INFORMATION SUPPLIED =>
* START *

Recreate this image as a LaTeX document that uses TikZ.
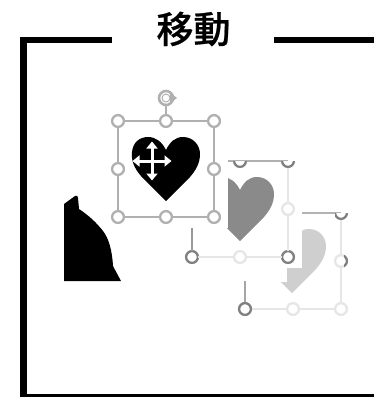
\documentclass[tikz,border=0pt]{standalone}
\usepackage{fontspec}
\newfontfamily\cjk[FakeBold=0.6]{Noto Sans CJK JP Medium}
\usetikzlibrary{arrows.meta}
\tikzset{
  frameline/.style={line width=6.5pt,line cap=butt,line join=miter},
  hnd/.style={circle,draw=#1,fill=white,line width=2.3pt,minimum size=11.8pt,inner sep=0pt,outer sep=0pt},
  hnd/.default={handlegray},
  link/.style={line width=2pt,draw=#1},
  link/.default={handlegray},
  curarrow/.style={draw=white,line width=3pt,{Triangle[width=11pt,length=7pt]}-{Triangle[width=11pt,length=7pt]}},
  heartshape/.pic={
    \fill[pic actions] (166,201) -- (141,176) .. controls (134,168) and (131,160) .. (132,152)
      .. controls (133,142) and (140,137) .. (148,137)
      .. controls (156,137) and (162,142) .. (166,150)
      .. controls (170,142) and (175,137) .. (183,137)
      .. controls (193,137) and (200,145) .. (200,154)
      .. controls (200,163) and (196,170) .. (190,177) -- cycle;
  }
}
\definecolor{handlegray}{HTML}{B0B0B0}
\definecolor{midgray}{HTML}{8A8A8A}
\definecolor{lightgray2}{HTML}{CFCFCF}
\definecolor{faint}{HTML}{E6E6E6}
\begin{document}
\begin{tikzpicture}[x=1pt,y=-1pt]
\useasboundingbox (0,0) rectangle (374,397);
% frame
\coordinate (fa) at (112,40);
\coordinate (fb) at (23.5,40);
\coordinate (fc) at (23.5,397);
\coordinate (fd) at (374,397);
\coordinate (fe) at (274,40);
\coordinate (ff) at (374,40);
\clip (0,0) rectangle (374,397);
\draw[frameline] (fa) -- (fb) -- (fc) -- (fd);
\draw[frameline] (fe) -- (ff);
\node[inner sep=0pt] (title) at (193.5,29) {\cjk\fontsize{37}{37}\selectfont 移動};
% left black shape
\fill[black] (64,281) -- (64,204) -- (75,196) .. controls (77,195) and (78,196) .. (78,198)
  -- (79,209) .. controls (88,215) and (96,222) .. (103,231)
  .. controls (109,239) and (112,250) .. (113,266) -- (121,281) -- cycle;
% third ghost
\begin{scope}
  \clip (302,220) -- (302,268) -- (287,268) -- (287,282) -- (270,282) -- (270,300) -- (345,300) -- (345,220) -- cycle;
  \pic[fill=lightgray2] at (126,92) {heartshape};
\end{scope}
\node[hnd=faint] (c1) at (245,309) {};
\coordinate (c1up) at (245,281);
\node[hnd=faint] (c2) at (293,309) {};
\node[hnd=faint] (c3) at (341,309) {};
\node[hnd=faint] (c4) at (341,261) {};
\coordinate (c5) at (341,213);
\coordinate (c6) at (302,213);
\draw[link=faint] (c1) -- (c2);
\draw[link=faint] (c2) -- (c3);
\draw[link=faint] (c3) -- (c4);
\draw[link=faint] (c4) -- (c5);
\draw[link=gray!70] (c1) -- (c1up);
\draw[link=gray!60] (c6) -- (c5);
\node[hnd=gray] at (c1) {};
\begin{scope}
  \clip (335,213) rectangle (350,225);
  \node[hnd=gray] at (c5) {};
\end{scope}
\begin{scope}
  \clip (344,250) rectangle (350,270);
  \node[hnd=gray] at (c4) {};
\end{scope}
% second ghost
\begin{scope}
  \clip (228,170) -- (228,228) -- (220,228) -- (220,250) -- (300,250) -- (300,170) -- cycle;
  \pic[fill=midgray] at (74,40) {heartshape};
\end{scope}
\coordinate (b1up) at (192,228);
\node[hnd=gray] (b1) at (192,257) {};
\node[hnd=faint] (b2) at (240,257) {};
\node[hnd=gray] (b3) at (288,257) {};
\node[hnd=faint] (b4) at (288,209) {};
\coordinate (b5) at (288,161);
\coordinate (b6) at (228,161);
\draw[link=faint] (b1) -- (b2);
\draw[link=faint] (b2) -- (b3);
\draw[link=faint] (b3) -- (b4);
\draw[link=faint] (b4) -- (b5);
\draw[link=gray!80] (b1) -- (b1up);
\draw[link=handlegray] (b6) -- (b5);
\begin{scope}
  \clip (228,161) rectangle (300,175);
  \node[hnd=gray] at (240,161) {};
  \node[hnd=gray] at (b5) {};
\end{scope}
% main selection
\node[hnd] (a1) at (118,121) {};
\node[hnd] (a2) at (166,121) {};
\node[hnd] (a3) at (214,121) {};
\node[hnd] (a4) at (214,169) {};
\node[hnd] (a5) at (214,217) {};
\node[hnd] (a6) at (166,217) {};
\node[hnd] (a7) at (118,217) {};
\node[hnd] (a8) at (118,169) {};
\draw[link] (a1) -- (a2);
\draw[link] (a2) -- (a3);
\draw[link] (a3) -- (a4);
\draw[link] (a4) -- (a5);
\draw[link] (a5) -- (a6);
\draw[link] (a6) -- (a7);
\draw[link] (a7) -- (a8);
\draw[link] (a8) -- (a1);
\pic[fill=black] {heartshape};
% rotate handle
\coordinate (rot) at (166,98);
\draw[link] (166,106) -- (a2);
\draw[handlegray,line width=2.6pt] (166,98) circle[radius=7pt];
\draw[handlegray,line width=1pt] (166,98) circle[radius=4pt];
\fill[handlegray] (177,98) -- (170,92.5) -- (170,103.5) -- cycle;
% cursor
\coordinate (mc) at (152,161);
\draw[curarrow] (132.5,161) -- (171.5,161);
\draw[curarrow] (152,141.5) -- (152,180.5);
\end{tikzpicture}
\end{document}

* END *

EXERCISE PROMPT =>
Write the listing above out again exactly, dropping each image.

EXPECTED ANSWER =>
Recreate this image as a LaTeX document that uses TikZ.
\documentclass[tikz,border=0pt]{standalone}
\usepackage{fontspec}
\newfontfamily\cjk[FakeBold=0.6]{Noto Sans CJK JP Medium}
\usetikzlibrary{arrows.meta}
\tikzset{
  frameline/.style={line width=6.5pt,line cap=butt,line join=miter},
  hnd/.style={circle,draw=#1,fill=white,line width=2.3pt,minimum size=11.8pt,inner sep=0pt,outer sep=0pt},
  hnd/.default={handlegray},
  link/.style={line width=2pt,draw=#1},
  link/.default={handlegray},
  curarrow/.style={draw=white,line width=3pt,{Triangle[width=11pt,length=7pt]}-{Triangle[width=11pt,length=7pt]}},
  heartshape/.pic={
    \fill[pic actions] (166,201) -- (141,176) .. controls (134,168) and (131,160) .. (132,152)
      .. controls (133,142) and (140,137) .. (148,137)
      .. controls (156,137) and (162,142) .. (166,150)
      .. controls (170,142) and (175,137) .. (183,137)
      .. controls (193,137) and (200,145) .. (200,154)
      .. controls (200,163) and (196,170) .. (190,177) -- cycle;
  }
}
\definecolor{handlegray}{HTML}{B0B0B0}
\definecolor{midgray}{HTML}{8A8A8A}
\definecolor{lightgray2}{HTML}{CFCFCF}
\definecolor{faint}{HTML}{E6E6E6}
\begin{document}
\begin{tikzpicture}[x=1pt,y=-1pt]
\useasboundingbox (0,0) rectangle (374,397);
% frame
\coordinate (fa) at (112,40);
\coordinate (fb) at (23.5,40);
\coordinate (fc) at (23.5,397);
\coordinate (fd) at (374,397);
\coordinate (fe) at (274,40);
\coordinate (ff) at (374,40);
\clip (0,0) rectangle (374,397);
\draw[frameline] (fa) -- (fb) -- (fc) -- (fd);
\draw[frameline] (fe) -- (ff);
\node[inner sep=0pt] (title) at (193.5,29) {\cjk\fontsize{37}{37}\selectfont 移動};
% left black shape
\fill[black] (64,281) -- (64,204) -- (75,196) .. controls (77,195) and (78,196) .. (78,198)
  -- (79,209) .. controls (88,215) and (96,222) .. (103,231)
  .. controls (109,239) and (112,250) .. (113,266) -- (121,281) -- cycle;
% third ghost
\begin{scope}
  \clip (302,220) -- (302,268) -- (287,268) -- (287,282) -- (270,282) -- (270,300) -- (345,300) -- (345,220) -- cycle;
  \pic[fill=lightgray2] at (126,92) {heartshape};
\end{scope}
\node[hnd=faint] (c1) at (245,309) {};
\coordinate (c1up) at (245,281);
\node[hnd=faint] (c2) at (293,309) {};
\node[hnd=faint] (c3) at (341,309) {};
\node[hnd=faint] (c4) at (341,261) {};
\coordinate (c5) at (341,213);
\coordinate (c6) at (302,213);
\draw[link=faint] (c1) -- (c2);
\draw[link=faint] (c2) -- (c3);
\draw[link=faint] (c3) -- (c4);
\draw[link=faint] (c4) -- (c5);
\draw[link=gray!70] (c1) -- (c1up);
\draw[link=gray!60] (c6) -- (c5);
\node[hnd=gray] at (c1) {};
\begin{scope}
  \clip (335,213) rectangle (350,225);
  \node[hnd=gray] at (c5) {};
\end{scope}
\begin{scope}
  \clip (344,250) rectangle (350,270);
  \node[hnd=gray] at (c4) {};
\end{scope}
% second ghost
\begin{scope}
  \clip (228,170) -- (228,228) -- (220,228) -- (220,250) -- (300,250) -- (300,170) -- cycle;
  \pic[fill=midgray] at (74,40) {heartshape};
\end{scope}
\coordinate (b1up) at (192,228);
\node[hnd=gray] (b1) at (192,257) {};
\node[hnd=faint] (b2) at (240,257) {};
\node[hnd=gray] (b3) at (288,257) {};
\node[hnd=faint] (b4) at (288,209) {};
\coordinate (b5) at (288,161);
\coordinate (b6) at (228,161);
\draw[link=faint] (b1) -- (b2);
\draw[link=faint] (b2) -- (b3);
\draw[link=faint] (b3) -- (b4);
\draw[link=faint] (b4) -- (b5);
\draw[link=gray!80] (b1) -- (b1up);
\draw[link=handlegray] (b6) -- (b5);
\begin{scope}
  \clip (228,161) rectangle (300,175);
  \node[hnd=gray] at (240,161) {};
  \node[hnd=gray] at (b5) {};
\end{scope}
% main selection
\node[hnd] (a1) at (118,121) {};
\node[hnd] (a2) at (166,121) {};
\node[hnd] (a3) at (214,121) {};
\node[hnd] (a4) at (214,169) {};
\node[hnd] (a5) at (214,217) {};
\node[hnd] (a6) at (166,217) {};
\node[hnd] (a7) at (118,217) {};
\node[hnd] (a8) at (118,169) {};
\draw[link] (a1) -- (a2);
\draw[link] (a2) -- (a3);
\draw[link] (a3) -- (a4);
\draw[link] (a4) -- (a5);
\draw[link] (a5) -- (a6);
\draw[link] (a6) -- (a7);
\draw[link] (a7) -- (a8);
\draw[link] (a8) -- (a1);
\pic[fill=black] {heartshape};
% rotate handle
\coordinate (rot) at (166,98);
\draw[link] (166,106) -- (a2);
\draw[handlegray,line width=2.6pt] (166,98) circle[radius=7pt];
\draw[handlegray,line width=1pt] (166,98) circle[radius=4pt];
\fill[handlegray] (177,98) -- (170,92.5) -- (170,103.5) -- cycle;
% cursor
\coordinate (mc) at (152,161);
\draw[curarrow] (132.5,161) -- (171.5,161);
\draw[curarrow] (152,141.5) -- (152,180.5);
\end{tikzpicture}
\end{document}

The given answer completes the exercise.